La chasse, ça cultive
En parcourant ainsi la ville, de pokéstop en pokéstop, il est possible de découvrir des bâtiments atypiques, comme ce bâtiment en forme de fer à repasser (qui est un pokéstop) sur la place Goethe ou encore un tag artistique au fin fond d’un parc longeant la Pétrusse. «En temps normal, on ne s’attarde pas tellement sur les bâtiments ou les sculptures, mais avec Pokémon Go, il est vrai que l’on s’arrête quelques minutes pour lire les lignes en dessous de l’œuvre ou sur le bâtiment», avouent deux jeunes chasseurs devant la Villa Pauly avant de souligner : «On ne connaissait pas du tout l’existence d’un tel lieu ni même son histoire.» (NDLR : la Villa Pauly a été le symbole de la répression contre la Résistance pendant la Seconde Guerre mondiale).
Au moins, Pokémon Go peut donc avoir un côté ludique en faisant découvrir aux chasseurs des lieux qui ont une importance historique, ou du moins l’application permet-elle de les effleurer. Guy, grand-père de deux jeunes de dix et douze ans, profite de l’application pour faire découvrir les vestiges du passé : «Je ne sais pas s’ils m’écoutent vraiment, mais pendant leurs chasses aux Pokémon, je tente d’expliquer ce que représente cette statue ou bien ce bâtiment. S’ils retiennent même une petite partie, c’est déjà une victoire.»
Luxembourg ne fait pas office d’exception, toutes les villes disposent de points d’intérêts dans l’application.

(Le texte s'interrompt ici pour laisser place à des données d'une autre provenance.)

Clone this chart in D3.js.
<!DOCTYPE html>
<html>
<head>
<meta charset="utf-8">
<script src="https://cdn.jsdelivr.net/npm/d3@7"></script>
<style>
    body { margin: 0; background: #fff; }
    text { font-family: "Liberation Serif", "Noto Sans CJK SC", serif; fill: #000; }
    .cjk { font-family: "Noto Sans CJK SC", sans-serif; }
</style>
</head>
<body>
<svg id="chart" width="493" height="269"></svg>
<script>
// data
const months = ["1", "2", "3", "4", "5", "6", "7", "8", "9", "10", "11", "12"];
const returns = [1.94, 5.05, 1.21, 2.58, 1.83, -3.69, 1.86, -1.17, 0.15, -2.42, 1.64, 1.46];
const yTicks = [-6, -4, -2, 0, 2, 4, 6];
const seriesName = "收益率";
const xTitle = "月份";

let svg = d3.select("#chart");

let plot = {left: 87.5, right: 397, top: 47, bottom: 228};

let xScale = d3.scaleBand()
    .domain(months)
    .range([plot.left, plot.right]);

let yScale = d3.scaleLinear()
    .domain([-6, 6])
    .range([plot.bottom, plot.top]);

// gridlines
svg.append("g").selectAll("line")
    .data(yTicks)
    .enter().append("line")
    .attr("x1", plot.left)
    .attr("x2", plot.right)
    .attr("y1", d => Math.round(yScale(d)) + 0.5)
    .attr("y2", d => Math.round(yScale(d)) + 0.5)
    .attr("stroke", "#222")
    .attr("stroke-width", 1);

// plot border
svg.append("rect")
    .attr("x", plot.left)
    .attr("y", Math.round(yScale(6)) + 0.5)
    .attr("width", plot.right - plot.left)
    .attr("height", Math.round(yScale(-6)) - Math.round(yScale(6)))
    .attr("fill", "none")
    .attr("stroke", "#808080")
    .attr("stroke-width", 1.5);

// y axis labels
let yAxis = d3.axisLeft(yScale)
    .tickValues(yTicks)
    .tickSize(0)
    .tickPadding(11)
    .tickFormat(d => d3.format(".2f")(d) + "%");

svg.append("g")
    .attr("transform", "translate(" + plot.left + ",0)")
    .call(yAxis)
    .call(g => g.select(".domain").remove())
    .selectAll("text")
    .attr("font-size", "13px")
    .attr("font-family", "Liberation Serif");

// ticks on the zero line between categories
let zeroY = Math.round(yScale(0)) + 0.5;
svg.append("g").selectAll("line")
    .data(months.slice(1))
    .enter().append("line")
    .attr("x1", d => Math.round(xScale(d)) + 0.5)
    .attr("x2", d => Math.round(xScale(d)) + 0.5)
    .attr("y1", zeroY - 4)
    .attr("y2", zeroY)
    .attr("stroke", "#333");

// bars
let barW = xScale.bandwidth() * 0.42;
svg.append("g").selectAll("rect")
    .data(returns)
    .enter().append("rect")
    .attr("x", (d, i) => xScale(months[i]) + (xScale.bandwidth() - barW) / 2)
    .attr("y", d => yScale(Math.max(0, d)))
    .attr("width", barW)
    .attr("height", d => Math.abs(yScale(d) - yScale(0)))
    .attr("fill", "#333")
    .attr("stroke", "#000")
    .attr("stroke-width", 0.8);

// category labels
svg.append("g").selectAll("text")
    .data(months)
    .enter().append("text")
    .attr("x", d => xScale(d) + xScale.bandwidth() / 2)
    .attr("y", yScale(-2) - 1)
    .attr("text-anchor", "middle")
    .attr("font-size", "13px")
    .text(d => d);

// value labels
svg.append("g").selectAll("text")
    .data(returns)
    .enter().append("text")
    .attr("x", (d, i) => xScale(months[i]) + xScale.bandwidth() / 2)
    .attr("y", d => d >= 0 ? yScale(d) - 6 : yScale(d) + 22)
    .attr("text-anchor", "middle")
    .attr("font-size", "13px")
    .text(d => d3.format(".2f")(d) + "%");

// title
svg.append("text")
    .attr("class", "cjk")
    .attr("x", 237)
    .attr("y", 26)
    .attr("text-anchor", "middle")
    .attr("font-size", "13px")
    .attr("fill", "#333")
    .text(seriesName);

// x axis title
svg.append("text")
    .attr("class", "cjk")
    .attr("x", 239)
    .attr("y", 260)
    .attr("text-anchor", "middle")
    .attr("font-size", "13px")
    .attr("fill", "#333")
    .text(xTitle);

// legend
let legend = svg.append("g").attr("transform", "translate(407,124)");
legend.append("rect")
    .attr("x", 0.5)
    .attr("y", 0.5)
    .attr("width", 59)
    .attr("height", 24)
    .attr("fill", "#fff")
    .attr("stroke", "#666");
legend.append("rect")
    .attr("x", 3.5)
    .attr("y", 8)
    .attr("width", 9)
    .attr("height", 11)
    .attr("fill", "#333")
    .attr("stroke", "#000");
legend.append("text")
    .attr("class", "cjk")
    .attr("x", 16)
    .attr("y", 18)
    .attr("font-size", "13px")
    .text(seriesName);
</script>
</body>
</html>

À Esch-sur-Alzette, par exemple, le musée national de la Résistance est également un pokéstop, ainsi que les œuvres d’art dans la rue piétonne du centre-ville.
Le phénomène en quelques chiffres
1 600 000
L’application Pokémon Go rapporte à ses créateurs la modique somme de 1 600 000 dollars par jour (estimation faite uniquement pour les utilisateurs d’un iPhone).
50
En million, c’est le nombre de fois où l’application Pokémon Go a été téléchargée sur un smartphone, via Android, moins d’un mois après sa sortie officielle.
5
On estime que Pokémon Go est installé sur 5% des smartphones dans le monde.
7
Pokémon Go a dépassé la barre des dix millions de téléchargements en seulement 7 jours.